• **Exercise instructions**:
Quote all of the data that follows exactly as written, skipping the images.

• **Data segment**:
## START
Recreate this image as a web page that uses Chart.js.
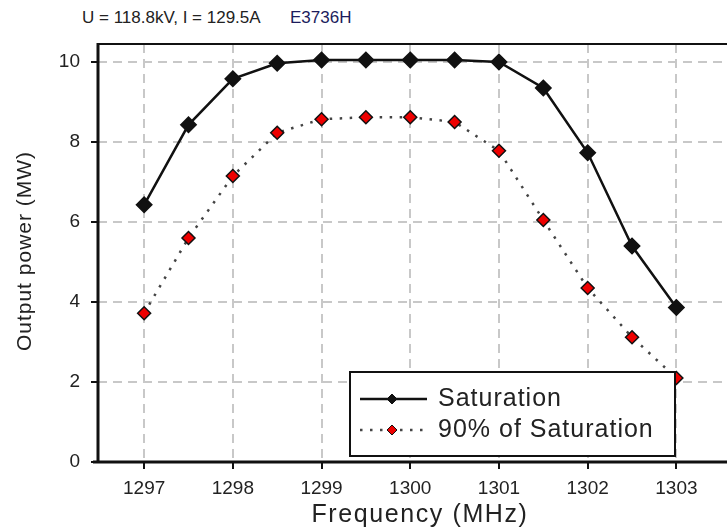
<!DOCTYPE html>
<html lang="en">
<head>
  <meta charset="UTF-8">
  <title>Output power vs frequency</title>
  <script src="https://cdn.jsdelivr.net/npm/chart.js"></script>
  <style>
    body { margin: 0; overflow: hidden; background: #fff; font-family: "Liberation Sans", Arial, sans-serif; }
    #head { position: absolute; left: 82px; top: 8px; font-size: 17px; color: #222; white-space: pre; }
    #head span { position: absolute; left: 208px; top: 0; color: #1c1c5c; }
    #wrap { position: absolute; left: 0; top: 0; width: 740px; height: 530px; }
  </style>
</head>
<body>
  <div id="head">U = 118.8kV, I = 129.5A<span>E3736H</span></div>
  <div id="wrap"><canvas id="powerChart"></canvas></div>

  <script>
    // frequenze [MHz]
    const freq = [1297, 1297.5, 1298, 1298.5, 1299, 1299.5, 1300, 1300.5, 1301, 1301.5, 1302, 1302.5, 1303];
    // potenza in uscita [MW]
    const saturation = [6.43, 8.43, 9.58, 9.97, 10.05, 10.05, 10.05, 10.05, 10.0, 9.35, 7.73, 5.4, 3.86];
    const sat90 = [3.72, 5.6, 7.15, 8.23, 8.57, 8.62, 8.62, 8.5, 7.78, 6.05, 4.35, 3.12, 2.1];
    const xTicks = [1297, 1298, 1299, 1300, 1301, 1302, 1303];
    const yTicks = [0, 2, 4, 6, 8, 10];
    const labels = ["Saturation", "90% of Saturation"];
    const xTitle = "Frequency (MHz)";
    const yTitle = "Output power (MW)";

    const FONT = "'Liberation Sans', Arial, sans-serif";

    // bordo nero dell'area del grafico
    const frame = {
      id: "frame",
      afterDraw(chart) {
        const { ctx, chartArea: a } = chart;
        ctx.save();
        ctx.strokeStyle = "#111";
        ctx.lineWidth = 2;
        ctx.beginPath();
        ctx.moveTo(a.left, a.top);
        ctx.lineTo(a.right, a.top);
        ctx.stroke();
        ctx.lineWidth = 3;
        ctx.beginPath();
        ctx.moveTo(a.left - 5, a.bottom);
        ctx.lineTo(a.right, a.bottom);
        ctx.moveTo(a.left, a.bottom);
        ctx.lineTo(a.left, a.top - 1);
        ctx.stroke();
        ctx.restore();
      }
    };

    // titoli degli assi (con spaziatura lettere)
    const axisTitles = {
      id: "axisTitles",
      afterDraw(chart) {
        const ctx = chart.ctx;
        ctx.save();
        ctx.fillStyle = "#222";
        ctx.textAlign = "center";
        ctx.textBaseline = "middle";
        ctx.font = "25px " + FONT;
        ctx.letterSpacing = "1.6px";
        ctx.fillText(xTitle, 420, 515);
        ctx.font = "21px " + FONT;
        ctx.letterSpacing = "1px";
        ctx.translate(25, 251);
        ctx.rotate(-Math.PI / 2);
        ctx.fillText(yTitle, 0, 0);
        ctx.restore();
      }
    };

    // legenda dentro il grafico
    const boxLegend = {
      id: "boxLegend",
      afterDraw(chart) {
        const ctx = chart.ctx;
        const x = 350, y = 372, w = 325, h = 84;
        ctx.save();
        ctx.fillStyle = "#fff";
        ctx.fillRect(x, y, w, h);
        ctx.strokeStyle = "#111";
        ctx.lineWidth = 2;
        ctx.strokeRect(x, y, w, h);
        chart.data.datasets.forEach((ds, i) => {
          const ly = y + 27 + i * 31;
          ctx.strokeStyle = ds.borderColor;
          ctx.lineWidth = ds.borderWidth;
          ctx.setLineDash(ds.borderDash || []);
          ctx.beginPath();
          ctx.moveTo(x + 10, ly);
          ctx.lineTo(x + 77, ly);
          ctx.stroke();
          ctx.setLineDash([]);
          ctx.fillStyle = ds.pointBackgroundColor;
          ctx.strokeStyle = "#111";
          ctx.lineWidth = 1;
          ctx.beginPath();
          ctx.moveTo(x + 42, ly - 5);
          ctx.lineTo(x + 47, ly);
          ctx.lineTo(x + 42, ly + 5);
          ctx.lineTo(x + 37, ly);
          ctx.closePath();
          ctx.fill();
          ctx.stroke();
          ctx.fillStyle = "#222";
          ctx.font = "25px " + FONT;
          ctx.letterSpacing = "1px";
          ctx.textBaseline = "middle";
          ctx.fillText(labels[i], x + 88, ly);
          ctx.letterSpacing = "0px";
        });
        ctx.restore();
      }
    };

    const gridOpts = {
      color: "#c8c8c8",
      lineWidth: 2,
      tickColor: "#111",
      tickLength: 7,
      tickWidth: 2,
      tickBorderDash: []
    };

    new Chart(document.getElementById("powerChart"), {
      type: "line",
      data: {
        datasets: [
          {
            label: labels[0],
            data: freq.map((f, i) => ({ x: f, y: saturation[i] })),
            borderColor: "#111",
            borderWidth: 2.5,
            pointStyle: "rectRot",
            pointRadius: 7,
            pointBackgroundColor: "#111",
            pointBorderColor: "#111",
            tension: 0
          },
          {
            label: labels[1],
            data: freq.map((f, i) => ({ x: f, y: sat90[i] })),
            borderColor: "#444",
            borderWidth: 2.5,
            borderDash: [2.5, 7.5],
            pointStyle: "rectRot",
            pointRadius: 6.5,
            pointBackgroundColor: "#ee0000",
            pointBorderColor: "#111",
            pointBorderWidth: 1.5,
            tension: 0
          }
        ]
      },
      options: {
        responsive: true,
        maintainAspectRatio: false,
        animation: false,
        layout: { padding: { top: 44, left: 0, right: 0, bottom: 0 } },
        plugins: { legend: { display: false }, tooltip: { enabled: false } },
        scales: {
          x: {
            type: "linear",
            min: 1296.48,
            max: 1303.61,
            afterBuildTicks: s => { s.ticks = xTicks.map(v => ({ value: v })); },
            afterFit: s => { s.height = 68; },
            grid: gridOpts,
            border: { display: false, dash: [9, 6] },
            ticks: { color: "#222", padding: 8, font: { family: "Liberation Sans", size: 19 }, callback: v => String(v) }
          },
          y: {
            min: 0,
            max: 10.45,
            afterBuildTicks: s => { s.ticks = yTicks.map(v => ({ value: v })); },
            afterFit: s => { s.width = 98; },
            grid: gridOpts,
            border: { display: false, dash: [9, 6] },
            ticks: { color: "#222", padding: 11, font: { family: "Liberation Sans", size: 19 } }
          }
        }
      },
      plugins: [frame, axisTitles, boxLegend]
    });
  </script>
</body>
</html>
## END
• **Solved problem**:
Recreate this image as a web page that uses Chart.js.
<!DOCTYPE html>
<html lang="en">
<head>
  <meta charset="UTF-8">
  <title>Output power vs frequency</title>
  <script src="https://cdn.jsdelivr.net/npm/chart.js"></script>
  <style>
    body { margin: 0; overflow: hidden; background: #fff; font-family: "Liberation Sans", Arial, sans-serif; }
    #head { position: absolute; left: 82px; top: 8px; font-size: 17px; color: #222; white-space: pre; }
    #head span { position: absolute; left: 208px; top: 0; color: #1c1c5c; }
    #wrap { position: absolute; left: 0; top: 0; width: 740px; height: 530px; }
  </style>
</head>
<body>
  <div id="head">U = 118.8kV, I = 129.5A<span>E3736H</span></div>
  <div id="wrap"><canvas id="powerChart"></canvas></div>

  <script>
    // frequenze [MHz]
    const freq = [1297, 1297.5, 1298, 1298.5, 1299, 1299.5, 1300, 1300.5, 1301, 1301.5, 1302, 1302.5, 1303];
    // potenza in uscita [MW]
    const saturation = [6.43, 8.43, 9.58, 9.97, 10.05, 10.05, 10.05, 10.05, 10.0, 9.35, 7.73, 5.4, 3.86];
    const sat90 = [3.72, 5.6, 7.15, 8.23, 8.57, 8.62, 8.62, 8.5, 7.78, 6.05, 4.35, 3.12, 2.1];
    const xTicks = [1297, 1298, 1299, 1300, 1301, 1302, 1303];
    const yTicks = [0, 2, 4, 6, 8, 10];
    const labels = ["Saturation", "90% of Saturation"];
    const xTitle = "Frequency (MHz)";
    const yTitle = "Output power (MW)";

    const FONT = "'Liberation Sans', Arial, sans-serif";

    // bordo nero dell'area del grafico
    const frame = {
      id: "frame",
      afterDraw(chart) {
        const { ctx, chartArea: a } = chart;
        ctx.save();
        ctx.strokeStyle = "#111";
        ctx.lineWidth = 2;
        ctx.beginPath();
        ctx.moveTo(a.left, a.top);
        ctx.lineTo(a.right, a.top);
        ctx.stroke();
        ctx.lineWidth = 3;
        ctx.beginPath();
        ctx.moveTo(a.left - 5, a.bottom);
        ctx.lineTo(a.right, a.bottom);
        ctx.moveTo(a.left, a.bottom);
        ctx.lineTo(a.left, a.top - 1);
        ctx.stroke();
        ctx.restore();
      }
    };

    // titoli degli assi (con spaziatura lettere)
    const axisTitles = {
      id: "axisTitles",
      afterDraw(chart) {
        const ctx = chart.ctx;
        ctx.save();
        ctx.fillStyle = "#222";
        ctx.textAlign = "center";
        ctx.textBaseline = "middle";
        ctx.font = "25px " + FONT;
        ctx.letterSpacing = "1.6px";
        ctx.fillText(xTitle, 420, 515);
        ctx.font = "21px " + FONT;
        ctx.letterSpacing = "1px";
        ctx.translate(25, 251);
        ctx.rotate(-Math.PI / 2);
        ctx.fillText(yTitle, 0, 0);
        ctx.restore();
      }
    };

    // legenda dentro il grafico
    const boxLegend = {
      id: "boxLegend",
      afterDraw(chart) {
        const ctx = chart.ctx;
        const x = 350, y = 372, w = 325, h = 84;
        ctx.save();
        ctx.fillStyle = "#fff";
        ctx.fillRect(x, y, w, h);
        ctx.strokeStyle = "#111";
        ctx.lineWidth = 2;
        ctx.strokeRect(x, y, w, h);
        chart.data.datasets.forEach((ds, i) => {
          const ly = y + 27 + i * 31;
          ctx.strokeStyle = ds.borderColor;
          ctx.lineWidth = ds.borderWidth;
          ctx.setLineDash(ds.borderDash || []);
          ctx.beginPath();
          ctx.moveTo(x + 10, ly);
          ctx.lineTo(x + 77, ly);
          ctx.stroke();
          ctx.setLineDash([]);
          ctx.fillStyle = ds.pointBackgroundColor;
          ctx.strokeStyle = "#111";
          ctx.lineWidth = 1;
          ctx.beginPath();
          ctx.moveTo(x + 42, ly - 5);
          ctx.lineTo(x + 47, ly);
          ctx.lineTo(x + 42, ly + 5);
          ctx.lineTo(x + 37, ly);
          ctx.closePath();
          ctx.fill();
          ctx.stroke();
          ctx.fillStyle = "#222";
          ctx.font = "25px " + FONT;
          ctx.letterSpacing = "1px";
          ctx.textBaseline = "middle";
          ctx.fillText(labels[i], x + 88, ly);
          ctx.letterSpacing = "0px";
        });
        ctx.restore();
      }
    };

    const gridOpts = {
      color: "#c8c8c8",
      lineWidth: 2,
      tickColor: "#111",
      tickLength: 7,
      tickWidth: 2,
      tickBorderDash: []
    };

    new Chart(document.getElementById("powerChart"), {
      type: "line",
      data: {
        datasets: [
          {
            label: labels[0],
            data: freq.map((f, i) => ({ x: f, y: saturation[i] })),
            borderColor: "#111",
            borderWidth: 2.5,
            pointStyle: "rectRot",
            pointRadius: 7,
            pointBackgroundColor: "#111",
            pointBorderColor: "#111",
            tension: 0
          },
          {
            label: labels[1],
            data: freq.map((f, i) => ({ x: f, y: sat90[i] })),
            borderColor: "#444",
            borderWidth: 2.5,
            borderDash: [2.5, 7.5],
            pointStyle: "rectRot",
            pointRadius: 6.5,
            pointBackgroundColor: "#ee0000",
            pointBorderColor: "#111",
            pointBorderWidth: 1.5,
            tension: 0
          }
        ]
      },
      options: {
        responsive: true,
        maintainAspectRatio: false,
        animation: false,
        layout: { padding: { top: 44, left: 0, right: 0, bottom: 0 } },
        plugins: { legend: { display: false }, tooltip: { enabled: false } },
        scales: {
          x: {
            type: "linear",
            min: 1296.48,
            max: 1303.61,
            afterBuildTicks: s => { s.ticks = xTicks.map(v => ({ value: v })); },
            afterFit: s => { s.height = 68; },
            grid: gridOpts,
            border: { display: false, dash: [9, 6] },
            ticks: { color: "#222", padding: 8, font: { family: "Liberation Sans", size: 19 }, callback: v => String(v) }
          },
          y: {
            min: 0,
            max: 10.45,
            afterBuildTicks: s => { s.ticks = yTicks.map(v => ({ value: v })); },
            afterFit: s => { s.width = 98; },
            grid: gridOpts,
            border: { display: false, dash: [9, 6] },
            ticks: { color: "#222", padding: 11, font: { family: "Liberation Sans", size: 19 } }
          }
        }
      },
      plugins: [frame, axisTitles, boxLegend]
    });
  </script>
</body>
</html>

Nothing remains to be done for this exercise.